Dopo la caduta di Arpinati iniziano ad arrivare sulla scrivania di Mussolini diversi rapporti sulle attività di Starace, del quale si denuncia l’appartenenza alla Massoneria e del quale inoltre si narrano imbarazzanti gesta oratorie che comprendono l’aver invitato alcune signore, durante una cerimonia ufficiale a Mantova, a valutare le sue capacità amatorie, o la figuraccia raccolta a Padova quando dopo aver perso il filo del discorso durante un incontro con alcune autorità, perse anche il foglietto sul quale l’aveva appuntato e che teneva nel polsino, e vista l’intenzione di qualcuno di raccorglielo se ne risentì, salvo poi, dopo essersi di nuovo trovato a balbettare, raccoglierlo da sè stesso.

Il 31 ottobre del 1939 Starace, l’inventore del salto nel cerchio infuocato, fu sostituito alla guida del PNF dal giovane e carico di gloria Ettore Muti. Il fedele e servizievole gerarca viene trasferito al comando della Milizia, perché fosse meno clamorosa la defenestrazione dal precedente prestigioso incarico. Ma il 16 maggio 1941 Mussolini licenzierà Starace in maniera brutale, dichiarandosi insoddisfatto della sua opera e comunicandogli che lo chiamerà quando avrà bisogno di lui in Africa Orientale, dove si attende una ripresa. La ripresa non ci sarà mai, in Etiopia è tornato il Negus e Starace è disoccupato. Uno dei motivi che hanno suscitato l’ira del Duce, oltre al fatto di essere stato costretto silurare Arpinati, è stato l’aver saputo che Starace manda in giro i suoi quattro cani accompagnati da un milite, “L’Italia ha ancora le scatole piene dei cani di D’Annunzio per sopportare quelli di Starace!”, così si espresse il Capo del Fascismo.
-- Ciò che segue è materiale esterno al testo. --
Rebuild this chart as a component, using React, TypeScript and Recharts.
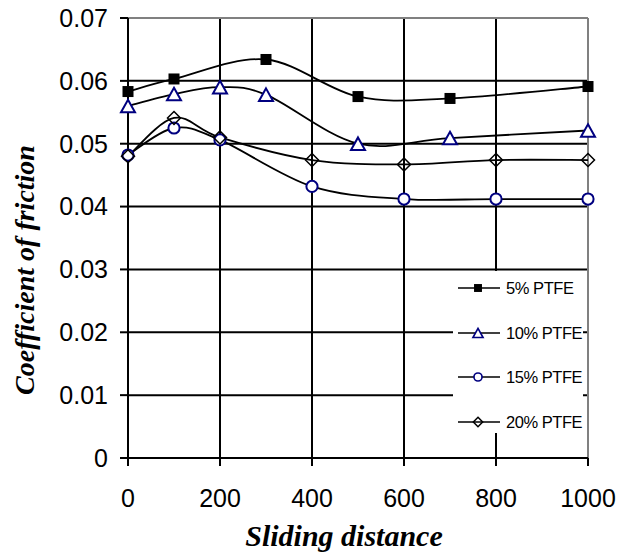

Starace invierà a Mussolini infinite lettere piene di dolore e dal tono patetico dell’amante tradito. Questi sfoghi non avranno mai risposta. Durante e dopo il 25 luglio e l’8 settembre 1943 Starace passa inosservato, e invece di approfittarne si reca senza indugio a Salò per “offrire il suo braccio” al Duce, che nemmeno stavolta vuol riprenderlo con sè. Per i cupi fascisti di Salò l’ex “coreografo del regime” è una figura anacronistica, sarà arrestato ed internato, nonostante ciò continuerà a scrivere lettere a Mussolini, nelle quali tenta, pur di convincere il suo amato capo, anche la carta della scaramanzia, dicendogli che la sua nomina a segretario del partito coincise con il momento più alto dell’impero e del fascismo e che quindi potrebbe essere di buon auspicio una sua reintegrazione. Starace rivedrà il “suo” Duce solo il 29 aprile del 1945, appeso a testa in giù al distributore di benzina di Piazzale Loreto. L’ex gerarca è stato arrestato dai partigiani il giorno prima con indosso una vecchia tuta da ginnastica, sarebbe potuto facilmente fuggire ma forse non si rendeva pienamente conto di ciò che stava accadendo. Quando qualcuno gli dice, irridendolo, “Saluta il tuo Duce”, senza un attimo di esitazione scatta sull’attenti e leva il braccio teso nel saluto romano, poi con la faccia al muro, nell’attesa della scarica di pallottole dirà al plotone d’esecuzione: “Per favore, fate presto”.